For several summers, the Cheyenne River Youth Project® has hosted a small weekly farmers market to sell fresh produce and canned goods from its 2-acre Winyan Toka Win garden. In 2013, thanks to a grant from the Northwest Area Foundation, CRYP was able to purchase additional booths and expanded the market to include community artisans and vendors. Now called the Leading Lady Farmers Market, the weekly event accommodates 10 community members as well as the youth project staff and volunteers. Starting the first week of July, the market is held each Friday from 9 a.m. to 4 p.m. at CRYP’s East Lincoln Street campus. Set-up starts at 8 a.m., and the $10 booth fee will be collected after close. Vendors who earn less than $10 in sales will have their booth fees waived; youth vendors are not charged for booth space.

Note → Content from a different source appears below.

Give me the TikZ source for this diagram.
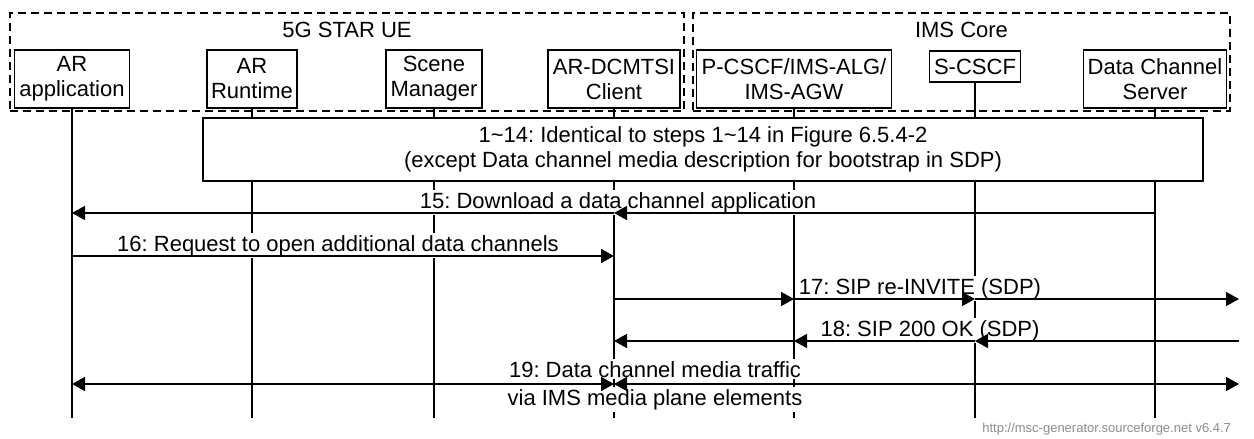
\documentclass[tikz,border=0pt]{standalone}
\usepackage{fontspec}
\setmainfont{Liberation Sans}
\usetikzlibrary{arrows.meta}
\frenchspacing

\begin{document}
\begin{tikzpicture}[x=0.5pt, y=-0.5pt,
    font=\fontsize{11}{12.5}\selectfont,
    entity/.style={draw, line width=0.75pt, align=center, inner sep=0pt},
    group/.style={draw, dash pattern=on 4pt off 2.5pt, line width=0.6pt, inner sep=0pt},
    life/.style={line width=0.75pt},
    msg/.style={line width=0.75pt, -{Triangle[length=6.5pt, width=7pt]}},
    msgboth/.style={line width=0.75pt, {Triangle[length=6.5pt, width=7pt]}-{Triangle[length=6.5pt, width=7pt]}},
    lbl/.style={fill=white, inner sep=1pt, anchor=base}]
    \useasboundingbox (0,0) rectangle (1254,439);

    % The two groups of entities
    \node[group, minimum width=337pt, minimum height=49pt] (ue) at (347,62) {};
    \node[group, minimum width=268.5pt, minimum height=49pt] (ims) at (961.5,62) {};
    \node[anchor=base] (uetitle) at (347,38) {5G STAR UE};
    \node[anchor=base] (imstitle) at (961.5,38) {IMS Core};

    % Entities
    \node[entity, minimum width=57.5pt, minimum height=29pt] (app) at (72,79) {AR\\application};
    \node[entity, minimum width=45pt, minimum height=29pt] (rt) at (252,79) {AR\\Runtime};
    \node[entity, minimum width=48pt, minimum height=29pt] (sm) at (434,79) {Scene\\Manager};
    \node[entity, minimum width=66pt, minimum height=29pt] (client) at (614,79) {AR-DCMTSI\\Client};
    \node[entity, minimum width=97.5pt, minimum height=29pt] (pcscf) at (794,79) {P-CSCF/IMS-ALG/\\IMS-AGW};
    \node[entity, minimum width=45.5pt, minimum height=15.5pt] (scscf) at (975,66.5) {S-CSCF};
    \node[entity, minimum width=71.5pt, minimum height=29pt] (dcs) at (1155,79) {Data Channel\\Server};
    \coordinate (rim) at (1239,0);

    % Lifelines
    \foreach \e in {app,rt,sm,client,pcscf,scscf,dcs}
        \draw[life] (\e.south) -- (\e.south |- 0,418);

    % Steps 1~14
    \node[entity, fill=white, minimum width=500pt, minimum height=31.5pt] (steps) at (703,149.5)
        {1\textasciitilde 14: Identical to steps 1\textasciitilde 14 in Figure 6.5.4-2\\(except Data channel media description for bootstrap in SDP)};

    % Labels
    \node[lbl] (l15) at (618,208) {15: Download a data channel application};
    \node[lbl] (l16) at (338,251) {16: Request to open additional data channels};
    \node[lbl] (l17) at (920,294) {17: SIP re-INVITE (SDP)};
    \node[lbl] (l18) at (930,336) {18: SIP 200 OK (SDP)};
    \node[lbl] (l19) at (655,377) {19: Data channel media traffic};
    \node[lbl] (l19b) at (655,405) {via IMS media plane elements};

    % Messages
    \draw[msg] (dcs |- 0,213) -- (client |- 0,213);
    \draw[msg] (client |- 0,213) -- (app |- 0,213);
    \draw[msg] (app |- 0,256) -- (client |- 0,256);
    \draw[msg] (client |- 0,299) -- (pcscf |- 0,299);
    \draw[msg] (pcscf |- 0,299) -- (scscf |- 0,299);
    \draw[msg] (scscf |- 0,299) -- (rim |- 0,299);
    \draw[msg] (rim |- 0,341) -- (scscf |- 0,341);
    \draw[msg] (scscf |- 0,341) -- (pcscf |- 0,341);
    \draw[msg] (pcscf |- 0,341) -- (client |- 0,341);
    \draw[msgboth] (app |- 0,384) -- (client |- 0,384);
    \draw[msgboth] (client |- 0,384) -- (rim |- 0,384);

    % Generator note
    \node[anchor=base east, text=black!45, font=\fontsize{6.5}{7}\selectfont] (url) at (1238,432)
        {http://msc-generator.sourceforge.net v6.4.7};
\end{tikzpicture}
\end{document}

Visitors to the farmers market will find a variety of naturally grown, pesticide-free fruits and vegetables, homemade preserves and even hand-crafted jewelry and artwork. Proceeds will benefit the sellers, so those making purchases know that their money supports either CRYP youth programming and services, or their friends and neighbors in the community. Supporting the Leading Lady Farmers Market also means supporting Winyan Toka Win itself, which provides far more than fresh produce for purchase in the marketplace. It also furnishes daily snacks and meals at The Main youth center and Cokata Wiconi teen center, it serves as a classroom for community workshops and youth garden-based programming, and it provides foods that staff, volunteers and youth participants will process, dry and can so it can be sold year-round through the Cokata Wiconi Gift Shop.

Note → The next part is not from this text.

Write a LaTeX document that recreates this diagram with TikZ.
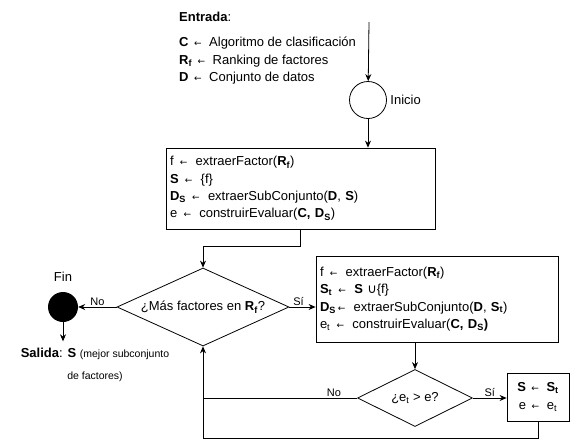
\documentclass[tikz,border=0pt]{standalone}
\usepackage{fontspec}
\setmainfont{Liberation Sans}
\newfontfamily\symfont{DejaVu Sans}
\usetikzlibrary{shapes.geometric,arrows.meta}
\newcommand{\asig}{\hspace{0.15em}{\symfont\small ←}\hspace{0.3em}}
\newcommand{\union}{{\symfont ∪}}
\newcommand{\nota}{\fontsize{10.5}{13}\selectfont}
\tikzset{
  every node/.style={font=\fontsize{13}{17.3}\selectfont},
  flecha/.style={-{Stealth[length=7pt,width=6pt]}, line width=0.8pt},
  linea/.style={line width=0.8pt},
  bloque/.style={draw, line width=0.8pt, rectangle, align=left, inner sep=4pt},
  decision/.style={draw, line width=0.8pt, diamond, inner sep=0pt},
  etiqueta/.style={font=\fontsize{11}{13}\selectfont, inner sep=1pt},
}
\begin{document}
\begin{tikzpicture}[x=1pt, y=-1pt]
\useasboundingbox (0,0) rectangle (571,440);
% entrada
\node[anchor=west, inner sep=0pt] (entrada) at (179,17) {\textbf{Entrada}:};
\node[anchor=north west, align=left, inner sep=0pt] (datos) at (179,37)
  {\textbf{C} \asig{} Algoritmo de clasificación\\
   \textbf{R\textsubscript{f}} \asig{} Ranking de factores\\
   \textbf{D} \asig{} Conjunto de datos};
\coordinate (ini) at (369,22);
\node[draw, circle, line width=0.8pt, minimum size=37pt] (inicio) at (368,100) {};
\node[anchor=west] (inicio txt) at (inicio.east) {Inicio};
% primer factor
\node[bloque, minimum width=269pt, minimum height=81pt, text width=261pt] (paso1) at (300.5,188.5)
  {f \asig{} extraerFactor(\textbf{R\textsubscript{f}})\\
   \textbf{S} \asig{} \{f\}\\
   \textbf{D\textsubscript{S}} \asig{} extraerSubConjunto(\textbf{D}, \textbf{S})\\
   e \asig{} construirEvaluar(\textbf{C, D\textsubscript{S}})};
\node[decision, minimum width=172pt, minimum height=78pt, aspect=2.2] (masf) at (203,307)
  {¿Más factores en \textbf{R\textsubscript{f}}?};
\node[circle, fill=black, minimum size=30pt, inner sep=0pt] (fin) at (63,307) {};
\node (fin txt) at (63,277) {Fin};
\node[inner sep=0pt] (salida) at (95,364)
  {\renewcommand{\arraystretch}{1.3}%
   \begin{tabular}{@{}c@{}}
   \textbf{Salida}: \textbf{S} {\nota (mejor subconjunto}\\
   {\nota de factores)}
   \end{tabular}};
% bucle
\node[bloque, minimum width=242pt, minimum height=86pt, text width=234pt] (paso2) at (437,299)
  {f \asig{} extraerFactor(\textbf{R\textsubscript{f}})\\
   \textbf{S\textsubscript{t}} \asig{} \textbf{S} \union\{f\}\\
   \textbf{D\textsubscript{S}}\asig{} extraerSubConjunto(\textbf{D}, \textbf{S\textsubscript{t}})\\
   e\textsubscript{t} \asig{} construirEvaluar(\textbf{C, D\textsubscript{S})}};
\node[decision, minimum width=115pt, minimum height=57pt, aspect=2] (mejora) at (415,398)
  {¿e\textsubscript{t} > e?};
\node[bloque, align=center, minimum width=62pt, minimum height=48pt] (actualiza) at (538,397)
  {\textbf{S} \asig{} \textbf{S\textsubscript{t}}\\ e \asig{} e\textsubscript{t}};
% conectores
\draw[flecha] (ini) -- (inicio);
\draw[flecha] (inicio) -- (inicio.south |- paso1.north);
\draw[flecha] (paso1.south) -- ++(0,17) -| (masf.north);
\draw[flecha] (masf.east) -- node[etiqueta, above, pos=0.35] {Sí} (paso2.west |- masf.east);
\draw[flecha] (masf.west) -- node[etiqueta, above] {No} (fin);
\draw[flecha] (fin) -- (fin.south |- salida.north);
\draw[flecha] (mejora.north |- paso2.south) -- (mejora.north);
\draw[flecha] (mejora.east) -- node[etiqueta, above] {Sí} (actualiza.west |- mejora.east);
\draw[linea] (mejora.west) -- node[etiqueta, above, pos=0.15] {No} (mejora.west -| masf.south);
\draw[flecha] (actualiza.south) -- ++(0,17) -| (masf.south);
\end{tikzpicture}
\end{document}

This expanded farmers market is key element in our 25-year-old, not-for-profit youth project’s vision for sustainable, community-based agriculture and commerce. We’ve always taken a holistic approach to our children’s well-being, understanding that having access to safe, nutritious foods in a secure, sovereign environment is so important to their health going forward. We’re grateful to supporters like the Northwest Area Foundation for the funding we received to support the market, because it’s allowing us to include other producers here in our community. That’s good for everyone — it’s a way to support each other even as we celebrate having a new venue to purchase fresh, healthy foods and beautifully crafted, homemade items.
CRYP’s Winyan Toka Win garden and the Leading Lady Farmers Market are both named for Garreau’s mother, the late Iyonne Garreau. Winyan Toka Win was her Lakota name; it means “Leading Lady.” Iyonne Garreau developed the original vision for a community garden decades ago, seeking to fulfill elders’ desires for traditional foods and to reacquaint Lakota children with the earth. Native food sovereignty, security and sovereignty were very important to the elder Garreau, who always stressed the importance of fresh produce in a daily diet; the significance of traditional foods for the Lakota people; and the powerful relationships that a naturally grown garden can foster between generations as well as between the Lakota people and the earth.